Residential Units are not Liable to Service Tax: CESTAT sets aside Service Tax Demand with Interest and Penalties [Read Order]

The residential units are not liable to Service Tax, if each such building or buildings is not having more than 12 Residential Units
Residential units - Service tax - CESTAT - CESTAT Ahmedabad - Service Tax Demand - taxscan

The Ahmedabad bench of the Customs Excise and Service Tax Appellate Tribunal ( CESTAT ) has set aside the service tax demand, along with interest and penalties, stating that residential units are not liable to service tax.

Soumya Developers has developed the land of landlords and have carried out activities including construction of “Radhe Villa” comprising of 3 Buildings of total 70 Residential units by Appellant as per agreement on the land of Radhe Villa Co-Operative housing society, which is a registered Society to whom AUDA had given permission to develop totally 70 Residential units.

Residential scheme i.e. RADHE VILLA has been created by Co-Operative housing society for its Members. The Section 65(91a) of the Finance Act, 1994 reads “residential complex” means any complex comprising of a building or buildings having more than 12 residential units and excludes complex constructed by engaging any other person for designing or planning of the layout, and construction of such complex is intended for personal use as residence.

Mr. P.P Jadeja, representing the appellant reiterated grounds of Appeal and submitted written synopsis with enclosures and relied upon decisions during the PH, which is taken on record. Appellant merely developed land of land owners’ land as approved by AUDA, under the agreements with landowners and carried out activities for approved 16 residential units for individuals known as Sharnam Villa and for 70 Residential units known as Radhe Villa Co-Operative housing society for its Members only. The Appellant has not sold any Residential units, hence, there is no Service tax liability on the Appellant under Construction of Residential Complex services, as confirmed by the impugned Orders.
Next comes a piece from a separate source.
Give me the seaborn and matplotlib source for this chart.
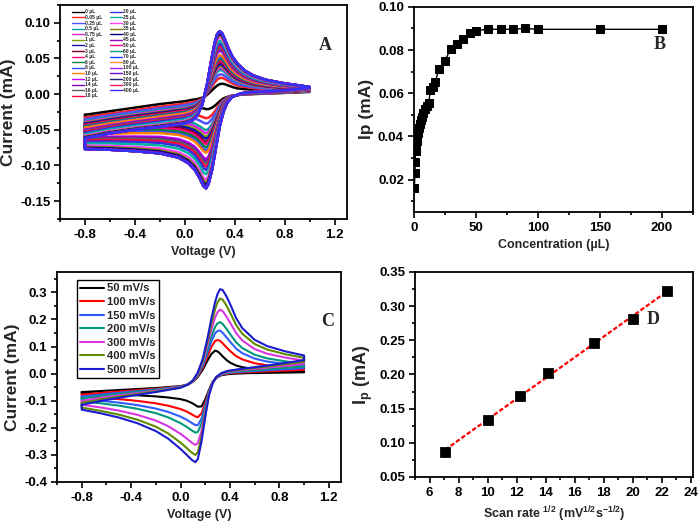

The bench determined that in accordance with agreements with landowners, the appellant had developed the landlords’ land, undertaking various activities such as constructing “Radhe Villa,” comprising three buildings totaling 70 residential units. This development was carried out under an agreement on the land of Radhe Villa Cooperative Housing Society, a registered society authorized by AUDA to develop a total of 70 residential units.

It was further noted that residential units are not subject to Service Tax if each building does not exceed 12 residential units. The Karnataka High Court ruled in favor of the assessee, following the Apex Court’s approval of the Tribunal decision in Macro Marvel Projects Ltd. In line with the facts of this case, each of the three buildings in the “Sharnam Villa” scheme contains no more than 12 residential units. These residential units are intended for personal use and do not fall under the category of a Residential Complex, as they are excluded under Section 65(91a) of the Finance Act, 1994.

The decisions in the similarly placed Assessee wherein service tax demands for construction of Residential Complex for the Gujarat State Police Housing Corporation Ltd have been set aside, will also equally apply in this case for scheme Sharnam Villa as well. Further since the Appellant has not sold any of these 16 residential units to anyone, Service Tax demand on the Appellant is not sustainable on taxable amount relatable to scheme known as “Sharnam Villa” under the established law.

The two member bench of the tribunal comprising Ramesh Nair (Judicial member) and C.L Mahar (Technical member) concluded that the service tax demand confirmed with interest and penalties is not sustainable in this case. The demand of Service Tax upheld by O-I-A with interest and penalties deserves to be set aside. Accordingly, the appeal filed by the appellant was allowed.